Positive effect of the consumption of fish and fish oils on human health is well known. Numerous studies confirmed the reduction of the incidence of many diseases including cardiovascular diseases, cancer, inflammatory and autoimmune diseases as well as psychiatric and mental illnesses (Kris-Etherton et al., 2002, Saravanan et al., 2010, Simopoulos, 2002). The health benefits are ascribed to the presence of polyunsaturated fatty acids (PUFA) of the n-3 family, such as eicosapentaenoic acid (EPA) and docosahexaenoic acid (DHA). Nevertheless, several studies have recognized a possible active role of F-acids (Okada et al., 1996, Pacetti et al., 2010, Spiteller, 2005, Spiteller, 2007, Teixeira et al., 2013, Wakimoto et al., 2011). It has been proposed (Okada et al., 1996) that F-acids with the electron-rich furan ring may be a part of the antioxidative protection mechanisms of highly unsaturated compounds, such as PUFA. F-acids may inhibit the progression of non-enzymatic lipid peroxidation reactions (Spiteller, 2007) that seem to be responsible for aging and age dependent diseases. More recently, Teixeira et al. (2013) showed that F-acids efficiently rescue the brain cells death which can be induced by the oxidative stress. Wakimoto et al. (2011) reported in vivo activity of F-acids, confirming that these minor components in the lipid extract of the New Zealand green-lipped mussel have exhibited more potent anti-inflammatory activity than EPA. Pacetti et al. (2010) demonstrated a positive correlation between total F-acids and EPA contents in the fillet of six fish species from the Adriatic Sea.

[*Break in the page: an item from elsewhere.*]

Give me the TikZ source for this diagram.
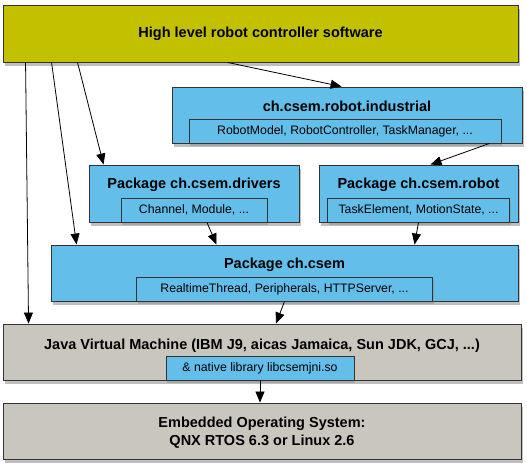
\documentclass[tikz,border=0pt]{standalone}
\usepackage{fontspec}
\setmainfont{Liberation Sans}
\definecolor{hlolive}{HTML}{C3C000}
\definecolor{pkgblue}{HTML}{64BEEA}
\definecolor{sysgray}{HTML}{C9C6BD}
\usetikzlibrary{arrows.meta,positioning,calc,shadows}

\begin{document}
\begin{tikzpicture}[
  x=1pt, y=-1pt,
  layer/.style={draw=black!80, line width=0.9pt, inner sep=0pt,
    drop shadow={opacity=0.5, shadow xshift=1.5pt, shadow yshift=-4pt}},
  pkgbox/.style={layer, fill=pkgblue},
  sysbox/.style={layer, fill=sysgray},
  listbox/.style={draw=black!80, line width=0.9pt, fill=pkgblue, inner sep=0pt,
    minimum height=24pt, font=\fontsize{12.3}{14}\selectfont,
    drop shadow={opacity=0.4, shadow xshift=1pt, shadow yshift=-3pt}},
  title/.style={inner sep=0pt, font=\bfseries\fontsize{14.5}{18}\selectfont,
    text height=10.5pt, text depth=3pt},
  uses/.style={-{Triangle[length=11pt,width=9pt]}, line width=0.8pt}
]
  \useasboundingbox (0,0) rectangle (527,465);

  % High level software on top
  \node[layer, fill=hlolive, minimum width=515pt, minimum height=57pt] (top) at (260.5,33.5) {};
  \node[title] (toptitle) at (top.center) {High level robot controller software};

  % ch.csem.robot.industrial
  \node[pkgbox, minimum width=350pt, minimum height=56pt] (ind) at (347,115) {};
  \node[title] (indtitle) at ($(ind.north)+(0,21)$) {ch.csem.robot.industrial};
  \node[listbox, minimum width=312pt, anchor=south] (indlist) at ($(ind.south)+(-2,0)$)
    {RobotModel, RobotController, TaskManager, ...};

  % Package ch.csem.drivers
  \node[pkgbox, minimum width=210pt, minimum height=57pt] (drv) at (194,193.5) {};
  \node[title] (drvtitle) at ($(drv.north)+(0,20)$) {Package ch.csem.drivers};
  \node[listbox, minimum width=146pt, anchor=south] (drvlist) at (drv.south)
    {Channel, Module, ...};

  % Package ch.csem.robot
  \node[pkgbox, minimum width=199pt, minimum height=57pt] (rob) at (418.5,193.5) {};
  \node[title] (robtitle) at ($(rob.north)+(0,20)$) {Package ch.csem.robot};
  \node[listbox, minimum width=182pt, anchor=south] (roblist) at (rob.south)
    {TaskElement, MotionState, ...};

  % Package ch.csem
  \node[pkgbox, minimum width=467pt, minimum height=56pt] (csem) at (284.5,273) {};
  \node[title] (csemtitle) at ($(csem.north)+(0,20)$) {Package ch.csem};
  \node[listbox, minimum width=296pt, anchor=south] (csemlist) at (csem.south)
    {RealtimeThread, Peripherals, HTTPServer, ...};

  % Java virtual machine
  \node[sysbox, minimum width=518pt, minimum height=56pt] (jvm) at (262,352) {};
  \node[title] (jvmtitle) at ($(jvm.north)+(0,22)$)
    {Java Virtual Machine (IBM J9, aicas Jamaica, Sun JDK, GCJ, ...)};
  \node[listbox, minimum width=188pt, anchor=south] (jvmlist) at ($(jvm.south)+(-2,0)$)
    {\& native library libcsemjni.so};

  % Operating system
  \node[sysbox, minimum width=518pt, minimum height=56pt] (os) at (262,431) {};
  \node[title, align=center, text height=, text depth=] (ostitle) at ($(os.center)+(0,2)$)
    {Embedded Operating System:\\QNX RTOS 6.3 or Linux 2.6};

  % Arrows
  \draw[uses] ([xshift=23pt]top.south west) -- ([xshift=26pt]jvm.north west);
  \draw[uses] ([xshift=49pt]top.south west) -- ([xshift=26pt]csem.north west);
  \draw[uses] ([xshift=75pt]top.south west) -- ([xshift=15pt]drv.north west);
  \draw[uses] ([xshift=225pt]top.south west) -- ([xshift=170pt]ind.north west);
  \draw[uses] ([xshift=-33pt]ind.south east) -- ([xshift=12pt]rob.north);
  \draw[uses] ([xshift=13pt]drvlist.south) -- ([xshift=-68pt]csem.north);
  \draw[uses] (roblist.south) -- ([xshift=130pt]csem.north);
  \draw[uses] (csemlist.south) -- ([xshift=14pt]jvm.north);
  \draw[uses] (jvmlist.south) -- (jvmlist.south |- os.north);
\end{tikzpicture}
\end{document}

Freshwater fish can also serve as an important source of nutritionally valuable fatty acids (Ackman, 2002) but still only limited information on F-acids content in their tissues has been available. Common carp, Cyprinus carpio, has been one of the widely cultured freshwater species due to its fast growth rate and easy cultivation (Guler, Kiztanir, Aktumsek, Citil, & Ozparlak, 2008). Nevertheless, existing information (Glass et al., 1977, Gunstone et al., 1978, Ishii et al., 1988a) on F-acids level in this species has been fractional.

The aim of our study was to examine the fatty acid composition of different edible parts of common carp (muscle, male and female gonad tissues) with special attention to F-acids and their distribution within the lipid fractions.